>>>
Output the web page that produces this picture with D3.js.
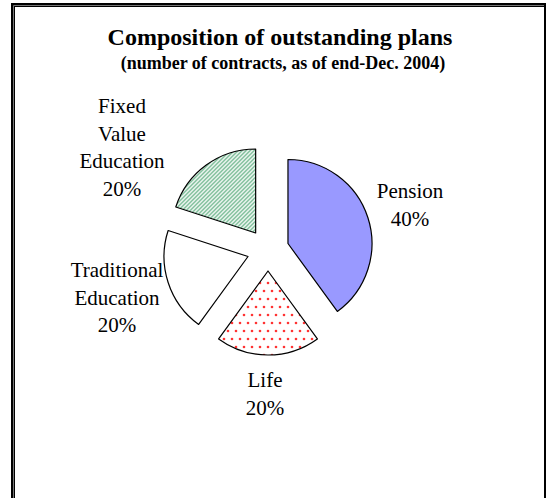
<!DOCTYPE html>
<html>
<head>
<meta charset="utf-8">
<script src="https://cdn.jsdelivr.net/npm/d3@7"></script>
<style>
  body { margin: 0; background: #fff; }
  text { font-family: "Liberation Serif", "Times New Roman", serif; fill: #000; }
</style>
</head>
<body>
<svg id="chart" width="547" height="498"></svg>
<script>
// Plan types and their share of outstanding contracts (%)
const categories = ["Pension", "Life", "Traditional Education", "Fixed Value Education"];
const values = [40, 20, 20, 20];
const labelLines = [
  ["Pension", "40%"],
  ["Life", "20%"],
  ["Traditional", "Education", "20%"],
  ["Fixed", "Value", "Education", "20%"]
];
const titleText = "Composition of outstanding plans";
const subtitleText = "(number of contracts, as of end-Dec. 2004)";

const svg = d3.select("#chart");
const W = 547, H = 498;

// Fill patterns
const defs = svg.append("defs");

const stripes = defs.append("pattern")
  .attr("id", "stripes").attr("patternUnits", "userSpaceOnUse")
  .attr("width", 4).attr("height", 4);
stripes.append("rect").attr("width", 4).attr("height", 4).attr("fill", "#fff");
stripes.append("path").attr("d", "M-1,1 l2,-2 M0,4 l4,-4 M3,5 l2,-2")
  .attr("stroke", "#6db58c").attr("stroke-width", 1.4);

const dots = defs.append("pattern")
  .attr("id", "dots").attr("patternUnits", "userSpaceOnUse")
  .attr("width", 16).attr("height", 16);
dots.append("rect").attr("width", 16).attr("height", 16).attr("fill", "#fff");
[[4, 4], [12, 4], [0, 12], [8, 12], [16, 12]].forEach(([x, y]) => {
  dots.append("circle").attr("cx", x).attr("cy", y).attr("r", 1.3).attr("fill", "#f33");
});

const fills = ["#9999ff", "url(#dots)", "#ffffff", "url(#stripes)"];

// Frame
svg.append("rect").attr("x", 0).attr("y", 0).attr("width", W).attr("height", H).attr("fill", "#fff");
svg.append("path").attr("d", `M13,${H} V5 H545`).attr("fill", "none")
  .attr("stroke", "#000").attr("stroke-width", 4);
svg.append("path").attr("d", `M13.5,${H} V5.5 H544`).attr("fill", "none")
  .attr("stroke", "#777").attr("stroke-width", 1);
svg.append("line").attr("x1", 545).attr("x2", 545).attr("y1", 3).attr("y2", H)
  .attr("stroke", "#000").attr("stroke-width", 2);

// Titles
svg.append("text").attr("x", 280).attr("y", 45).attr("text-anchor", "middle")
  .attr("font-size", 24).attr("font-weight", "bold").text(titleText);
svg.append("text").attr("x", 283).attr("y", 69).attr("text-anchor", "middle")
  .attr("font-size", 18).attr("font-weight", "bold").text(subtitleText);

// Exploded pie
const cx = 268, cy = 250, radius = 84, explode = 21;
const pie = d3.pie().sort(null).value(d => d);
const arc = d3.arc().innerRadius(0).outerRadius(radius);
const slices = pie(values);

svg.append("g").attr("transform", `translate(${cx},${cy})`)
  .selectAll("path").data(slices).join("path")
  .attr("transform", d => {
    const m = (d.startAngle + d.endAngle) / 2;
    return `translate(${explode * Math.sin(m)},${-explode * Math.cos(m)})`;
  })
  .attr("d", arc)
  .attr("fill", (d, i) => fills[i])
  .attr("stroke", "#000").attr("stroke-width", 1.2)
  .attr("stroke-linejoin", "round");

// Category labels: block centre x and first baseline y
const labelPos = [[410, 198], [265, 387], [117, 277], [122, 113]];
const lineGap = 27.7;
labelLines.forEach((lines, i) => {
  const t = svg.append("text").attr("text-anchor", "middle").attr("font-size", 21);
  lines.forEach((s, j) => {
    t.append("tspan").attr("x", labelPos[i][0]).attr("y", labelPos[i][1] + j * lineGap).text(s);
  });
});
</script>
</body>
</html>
<<<
_Required task_. Quote the data above in full, leaving out the pictures it holds.

_Result_.
Output the web page that produces this picture with D3.js.
<!DOCTYPE html>
<html>
<head>
<meta charset="utf-8">
<script src="https://cdn.jsdelivr.net/npm/d3@7"></script>
<style>
  body { margin: 0; background: #fff; }
  text { font-family: "Liberation Serif", "Times New Roman", serif; fill: #000; }
</style>
</head>
<body>
<svg id="chart" width="547" height="498"></svg>
<script>
// Plan types and their share of outstanding contracts (%)
const categories = ["Pension", "Life", "Traditional Education", "Fixed Value Education"];
const values = [40, 20, 20, 20];
const labelLines = [
  ["Pension", "40%"],
  ["Life", "20%"],
  ["Traditional", "Education", "20%"],
  ["Fixed", "Value", "Education", "20%"]
];
const titleText = "Composition of outstanding plans";
const subtitleText = "(number of contracts, as of end-Dec. 2004)";

const svg = d3.select("#chart");
const W = 547, H = 498;

// Fill patterns
const defs = svg.append("defs");

const stripes = defs.append("pattern")
  .attr("id", "stripes").attr("patternUnits", "userSpaceOnUse")
  .attr("width", 4).attr("height", 4);
stripes.append("rect").attr("width", 4).attr("height", 4).attr("fill", "#fff");
stripes.append("path").attr("d", "M-1,1 l2,-2 M0,4 l4,-4 M3,5 l2,-2")
  .attr("stroke", "#6db58c").attr("stroke-width", 1.4);

const dots = defs.append("pattern")
  .attr("id", "dots").attr("patternUnits", "userSpaceOnUse")
  .attr("width", 16).attr("height", 16);
dots.append("rect").attr("width", 16).attr("height", 16).attr("fill", "#fff");
[[4, 4], [12, 4], [0, 12], [8, 12], [16, 12]].forEach(([x, y]) => {
  dots.append("circle").attr("cx", x).attr("cy", y).attr("r", 1.3).attr("fill", "#f33");
});

const fills = ["#9999ff", "url(#dots)", "#ffffff", "url(#stripes)"];

// Frame
svg.append("rect").attr("x", 0).attr("y", 0).attr("width", W).attr("height", H).attr("fill", "#fff");
svg.append("path").attr("d", `M13,${H} V5 H545`).attr("fill", "none")
  .attr("stroke", "#000").attr("stroke-width", 4);
svg.append("path").attr("d", `M13.5,${H} V5.5 H544`).attr("fill", "none")
  .attr("stroke", "#777").attr("stroke-width", 1);
svg.append("line").attr("x1", 545).attr("x2", 545).attr("y1", 3).attr("y2", H)
  .attr("stroke", "#000").attr("stroke-width", 2);

// Titles
svg.append("text").attr("x", 280).attr("y", 45).attr("text-anchor", "middle")
  .attr("font-size", 24).attr("font-weight", "bold").text(titleText);
svg.append("text").attr("x", 283).attr("y", 69).attr("text-anchor", "middle")
  .attr("font-size", 18).attr("font-weight", "bold").text(subtitleText);

// Exploded pie
const cx = 268, cy = 250, radius = 84, explode = 21;
const pie = d3.pie().sort(null).value(d => d);
const arc = d3.arc().innerRadius(0).outerRadius(radius);
const slices = pie(values);

svg.append("g").attr("transform", `translate(${cx},${cy})`)
  .selectAll("path").data(slices).join("path")
  .attr("transform", d => {
    const m = (d.startAngle + d.endAngle) / 2;
    return `translate(${explode * Math.sin(m)},${-explode * Math.cos(m)})`;
  })
  .attr("d", arc)
  .attr("fill", (d, i) => fills[i])
  .attr("stroke", "#000").attr("stroke-width", 1.2)
  .attr("stroke-linejoin", "round");

// Category labels: block centre x and first baseline y
const labelPos = [[410, 198], [265, 387], [117, 277], [122, 113]];
const lineGap = 27.7;
labelLines.forEach((lines, i) => {
  const t = svg.append("text").attr("text-anchor", "middle").attr("font-size", 21);
  lines.forEach((s, j) => {
    t.append("tspan").attr("x", labelPos[i][0]).attr("y", labelPos[i][1] + j * lineGap).text(s);
  });
});
</script>
</body>
</html>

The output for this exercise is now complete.